間もなく開幕を迎えるツール・ド・フランス14。開幕地はイギリス北部の都、リーズである。
リーズまで移動するにはいくつか方法があるが、イギリス国外からの場合、ヒースロー空港から、映画ハリー・ポッターでも有名なキング・クロス駅を軸に、鉄道で北上するという手法がポピュラーな経路のひとつだろう。
鉄道の国とも言われるイギリスだけに、鉄道網は充実している。
加えて、キング・クロス駅周辺の交通のようすを覗くと、日本に比べて若干広い道路を、クルマが激しく行き交っている。
ここまでは日本の各都市部と同様であるが、少し違うことがある。自転車用のスペースがしっかりと設けられていることだ。
自転車の数も多く、自転車を手で転がしていることが一つのステータスでもあるかのように見える。ヘルメット着用など、まばらだがルールも浸透し始めているようで、さらには「バークレー・サイクル・ハイヤー」と呼ばれるレンタル自転車のサービスもある。

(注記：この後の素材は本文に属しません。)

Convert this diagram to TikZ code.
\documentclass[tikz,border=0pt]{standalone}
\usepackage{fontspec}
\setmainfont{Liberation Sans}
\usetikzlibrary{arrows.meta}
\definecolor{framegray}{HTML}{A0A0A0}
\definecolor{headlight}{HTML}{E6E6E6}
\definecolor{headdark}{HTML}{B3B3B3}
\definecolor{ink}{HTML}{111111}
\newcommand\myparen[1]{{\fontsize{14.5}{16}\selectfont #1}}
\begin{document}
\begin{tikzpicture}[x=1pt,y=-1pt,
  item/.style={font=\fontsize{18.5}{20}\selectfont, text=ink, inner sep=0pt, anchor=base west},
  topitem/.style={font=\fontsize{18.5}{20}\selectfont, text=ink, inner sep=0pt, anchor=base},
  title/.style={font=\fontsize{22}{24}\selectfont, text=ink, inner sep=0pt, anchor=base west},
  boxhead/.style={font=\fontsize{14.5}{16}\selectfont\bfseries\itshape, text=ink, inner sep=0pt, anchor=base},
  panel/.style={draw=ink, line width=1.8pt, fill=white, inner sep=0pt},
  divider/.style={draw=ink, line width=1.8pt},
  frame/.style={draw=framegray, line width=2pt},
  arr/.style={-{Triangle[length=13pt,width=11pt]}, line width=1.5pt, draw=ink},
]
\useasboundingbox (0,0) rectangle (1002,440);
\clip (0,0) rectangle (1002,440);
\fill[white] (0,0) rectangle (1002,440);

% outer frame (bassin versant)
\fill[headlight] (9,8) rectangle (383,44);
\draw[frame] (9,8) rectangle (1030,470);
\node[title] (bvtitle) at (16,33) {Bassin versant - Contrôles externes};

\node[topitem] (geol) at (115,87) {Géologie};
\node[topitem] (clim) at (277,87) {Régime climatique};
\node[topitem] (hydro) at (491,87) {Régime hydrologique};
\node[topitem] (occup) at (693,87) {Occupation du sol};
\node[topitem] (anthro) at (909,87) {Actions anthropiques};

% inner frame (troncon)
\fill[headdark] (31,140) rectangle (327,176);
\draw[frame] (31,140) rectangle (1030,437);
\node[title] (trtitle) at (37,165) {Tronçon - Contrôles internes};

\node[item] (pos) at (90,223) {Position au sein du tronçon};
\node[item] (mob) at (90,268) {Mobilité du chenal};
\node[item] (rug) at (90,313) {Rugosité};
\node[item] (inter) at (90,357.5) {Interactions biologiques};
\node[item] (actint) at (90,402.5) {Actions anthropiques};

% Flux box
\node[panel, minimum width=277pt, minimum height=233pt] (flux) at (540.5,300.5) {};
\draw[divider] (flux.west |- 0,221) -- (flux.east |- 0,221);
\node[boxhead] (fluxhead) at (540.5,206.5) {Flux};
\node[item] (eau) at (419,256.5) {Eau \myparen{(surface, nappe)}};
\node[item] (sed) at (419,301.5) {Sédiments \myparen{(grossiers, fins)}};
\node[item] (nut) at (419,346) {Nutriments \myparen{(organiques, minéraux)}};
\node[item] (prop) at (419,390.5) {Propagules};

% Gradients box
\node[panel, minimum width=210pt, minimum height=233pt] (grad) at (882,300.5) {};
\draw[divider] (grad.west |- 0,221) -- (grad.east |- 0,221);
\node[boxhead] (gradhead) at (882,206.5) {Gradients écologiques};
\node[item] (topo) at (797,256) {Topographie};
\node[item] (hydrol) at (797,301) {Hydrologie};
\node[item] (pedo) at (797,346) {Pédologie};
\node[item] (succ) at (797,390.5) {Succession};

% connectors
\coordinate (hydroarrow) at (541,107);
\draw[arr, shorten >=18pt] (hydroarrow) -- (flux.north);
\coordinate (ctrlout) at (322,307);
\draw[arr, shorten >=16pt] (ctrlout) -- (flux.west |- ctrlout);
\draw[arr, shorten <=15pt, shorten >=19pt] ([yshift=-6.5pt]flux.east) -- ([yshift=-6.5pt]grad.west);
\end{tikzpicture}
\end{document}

こと交通網の整備で新しい事を始めようとすると、インフラが先か、ユーザーの拡大が先かというような、“鶏と卵”的議論に始まり、ビジネス面での成功を前提とした慎重な姿勢が続くことで結果、新サービスの浸透が進みにくくなる。
キング・クロス駅周辺の道路事情からは、できるところに自転車道をつくる、という、一種ゲリラ的な整備に着手することで、スモールスタートからの新たな文化の根付きを促すという柔軟性がみてとれる。